Stated problem:
Below is a listing to transcribe in full and exactly; keep the pictures out.

-.-.-

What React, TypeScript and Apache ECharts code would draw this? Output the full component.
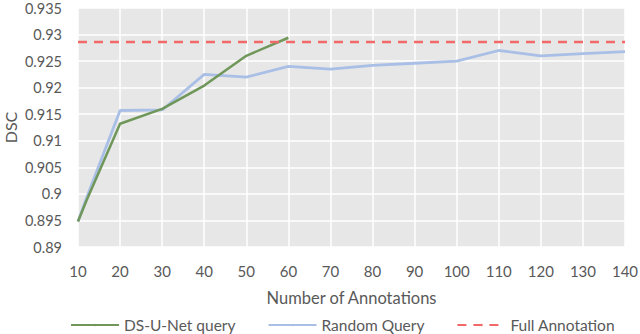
import React, { useEffect, useRef } from "react";
import * as echarts from "echarts";

const dsUNetX = [10, 12, 20, 30, 40, 50, 60];
const dsUNetY = [0.8948, 0.8987, 0.9132, 0.916, 0.9204, 0.926, 0.9294];
const randomX = [10, 12, 20, 30, 40, 50, 60, 70, 80, 90, 100, 110, 120, 130, 140];
const randomY = [0.8948, 0.8992, 0.9157, 0.9158, 0.9225, 0.922, 0.924, 0.9235, 0.9242, 0.9246, 0.925, 0.927, 0.926, 0.9264, 0.9268];
const fullX = [10, 140];
const fullY = [0.9286, 0.9286];
const seriesNames = ["DS-U-Net query", "Random Query", "Full Annotation"];

const FONT = "Lato, 'Open Sans', sans-serif";
const TXT = "#595959";

export default function App() {
  const ref = useRef<HTMLDivElement>(null);
  useEffect(() => {
    if (!ref.current) return;
    const chart = echarts.init(ref.current, undefined, { renderer: "svg" });
    const zip = (xs: number[], ys: number[]) => xs.map((x, i) => [x, ys[i]]);
    chart.setOption({
      animation: false,
      textStyle: { fontFamily: FONT, color: TXT },
      grid: {
        left: 78,
        right: 15,
        top: 8,
        bottom: 87,
        show: true,
        backgroundColor: "#e7e7e7",
        borderWidth: 0,
        containLabel: false,
        outerBoundsMode: "none",
      },
      legend: {
        left: 65,
        top: 312,
        itemWidth: 48,
        itemHeight: 3,
        itemGap: 32,
        textStyle: { fontFamily: FONT, color: TXT, fontSize: 15.5 },
        data: seriesNames,
      },
      xAxis: {
        type: "value",
        min: 10,
        max: 140,
        interval: 10,
        name: "Number of Annotations",
        nameLocation: "middle",
        nameGap: 42,
        nameMoveOverlap: false,
        nameTextStyle: { fontFamily: FONT, color: TXT, fontSize: 16.5 },
        axisLine: { show: false },
        axisTick: { show: false },
        axisLabel: { color: TXT, fontSize: 15, fontFamily: FONT, margin: 16 },
        splitLine: { show: true, lineStyle: { color: "#ffffff", width: 1.5 } },
      },
      yAxis: {
        type: "value",
        min: 0.89,
        max: 0.935,
        interval: 0.005,
        name: "DSC",
        nameLocation: "middle",
        nameGap: 60,
        nameMoveOverlap: false,
        nameTextStyle: { fontFamily: FONT, color: TXT, fontSize: 16, lineHeight: 16 },
        axisLine: { show: false },
        axisTick: { show: false },
        axisLabel: {
          color: TXT,
          fontSize: 14.5,
          lineHeight: 14,
          fontFamily: FONT,
          margin: 16,
          formatter: (v: number) => parseFloat(v.toFixed(3)).toString(),
        },
        splitLine: { show: true, lineStyle: { color: "#ffffff", width: 1.5 } },
      },
      series: [
        {
          name: seriesNames[1],
          type: "line",
          data: zip(randomX, randomY),
          symbol: "none",
          lineStyle: { color: "#a9bfe6", width: 2.8 },
          itemStyle: { color: "#a9bfe6" },
        },
        {
          name: seriesNames[0],
          type: "line",
          data: zip(dsUNetX, dsUNetY),
          symbol: "none",
          lineStyle: { color: "#6f975a", width: 2.5 },
          itemStyle: { color: "#6f975a" },
        },
        {
          name: seriesNames[2],
          type: "line",
          data: zip(fullX, fullY),
          symbol: "none",
          lineStyle: { color: "#f06a6a", width: 2.5, type: [9, 7] },
          itemStyle: { color: "#f06a6a" },
        },
      ],
    });
    return () => chart.dispose();
  }, []);
  return <div ref={ref} style={{ width: 640, height: 334, position: "absolute", left: 0, top: 0 }} />;
}
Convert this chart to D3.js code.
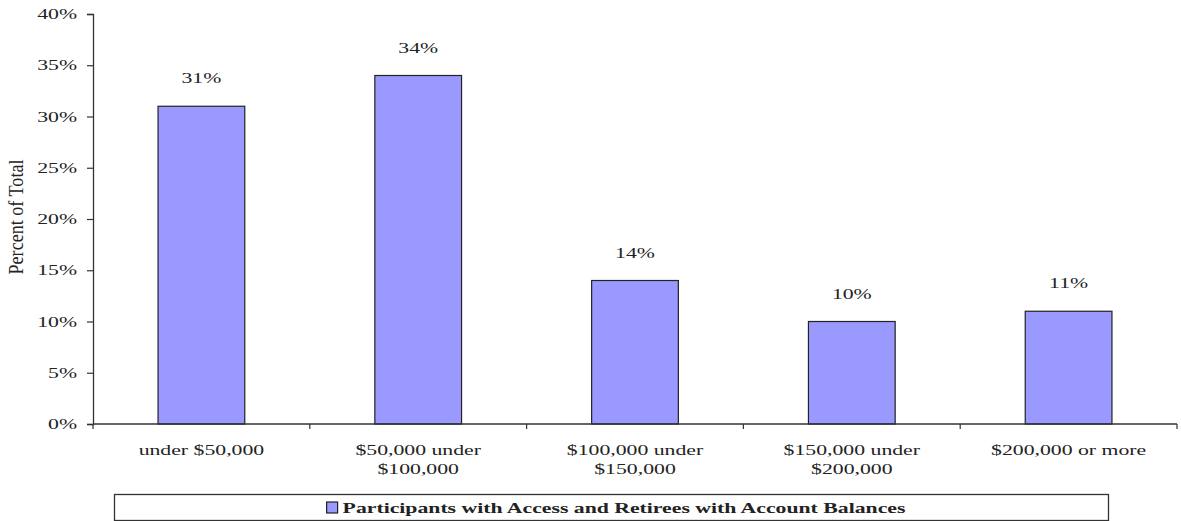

-.-.-

Response to this exercise:
What React, TypeScript and Apache ECharts code would draw this? Output the full component.
import React, { useEffect, useRef } from "react";
import * as echarts from "echarts";

const dsUNetX = [10, 12, 20, 30, 40, 50, 60];
const dsUNetY = [0.8948, 0.8987, 0.9132, 0.916, 0.9204, 0.926, 0.9294];
const randomX = [10, 12, 20, 30, 40, 50, 60, 70, 80, 90, 100, 110, 120, 130, 140];
const randomY = [0.8948, 0.8992, 0.9157, 0.9158, 0.9225, 0.922, 0.924, 0.9235, 0.9242, 0.9246, 0.925, 0.927, 0.926, 0.9264, 0.9268];
const fullX = [10, 140];
const fullY = [0.9286, 0.9286];
const seriesNames = ["DS-U-Net query", "Random Query", "Full Annotation"];

const FONT = "Lato, 'Open Sans', sans-serif";
const TXT = "#595959";

export default function App() {
  const ref = useRef<HTMLDivElement>(null);
  useEffect(() => {
    if (!ref.current) return;
    const chart = echarts.init(ref.current, undefined, { renderer: "svg" });
    const zip = (xs: number[], ys: number[]) => xs.map((x, i) => [x, ys[i]]);
    chart.setOption({
      animation: false,
      textStyle: { fontFamily: FONT, color: TXT },
      grid: {
        left: 78,
        right: 15,
        top: 8,
        bottom: 87,
        show: true,
        backgroundColor: "#e7e7e7",
        borderWidth: 0,
        containLabel: false,
        outerBoundsMode: "none",
      },
      legend: {
        left: 65,
        top: 312,
        itemWidth: 48,
        itemHeight: 3,
        itemGap: 32,
        textStyle: { fontFamily: FONT, color: TXT, fontSize: 15.5 },
        data: seriesNames,
      },
      xAxis: {
        type: "value",
        min: 10,
        max: 140,
        interval: 10,
        name: "Number of Annotations",
        nameLocation: "middle",
        nameGap: 42,
        nameMoveOverlap: false,
        nameTextStyle: { fontFamily: FONT, color: TXT, fontSize: 16.5 },
        axisLine: { show: false },
        axisTick: { show: false },
        axisLabel: { color: TXT, fontSize: 15, fontFamily: FONT, margin: 16 },
        splitLine: { show: true, lineStyle: { color: "#ffffff", width: 1.5 } },
      },
      yAxis: {
        type: "value",
        min: 0.89,
        max: 0.935,
        interval: 0.005,
        name: "DSC",
        nameLocation: "middle",
        nameGap: 60,
        nameMoveOverlap: false,
        nameTextStyle: { fontFamily: FONT, color: TXT, fontSize: 16, lineHeight: 16 },
        axisLine: { show: false },
        axisTick: { show: false },
        axisLabel: {
          color: TXT,
          fontSize: 14.5,
          lineHeight: 14,
          fontFamily: FONT,
          margin: 16,
          formatter: (v: number) => parseFloat(v.toFixed(3)).toString(),
        },
        splitLine: { show: true, lineStyle: { color: "#ffffff", width: 1.5 } },
      },
      series: [
        {
          name: seriesNames[1],
          type: "line",
          data: zip(randomX, randomY),
          symbol: "none",
          lineStyle: { color: "#a9bfe6", width: 2.8 },
          itemStyle: { color: "#a9bfe6" },
        },
        {
          name: seriesNames[0],
          type: "line",
          data: zip(dsUNetX, dsUNetY),
          symbol: "none",
          lineStyle: { color: "#6f975a", width: 2.5 },
          itemStyle: { color: "#6f975a" },
        },
        {
          name: seriesNames[2],
          type: "line",
          data: zip(fullX, fullY),
          symbol: "none",
          lineStyle: { color: "#f06a6a", width: 2.5, type: [9, 7] },
          itemStyle: { color: "#f06a6a" },
        },
      ],
    });
    return () => chart.dispose();
  }, []);
  return <div ref={ref} style={{ width: 640, height: 334, position: "absolute", left: 0, top: 0 }} />;
}
Convert this chart to D3.js code.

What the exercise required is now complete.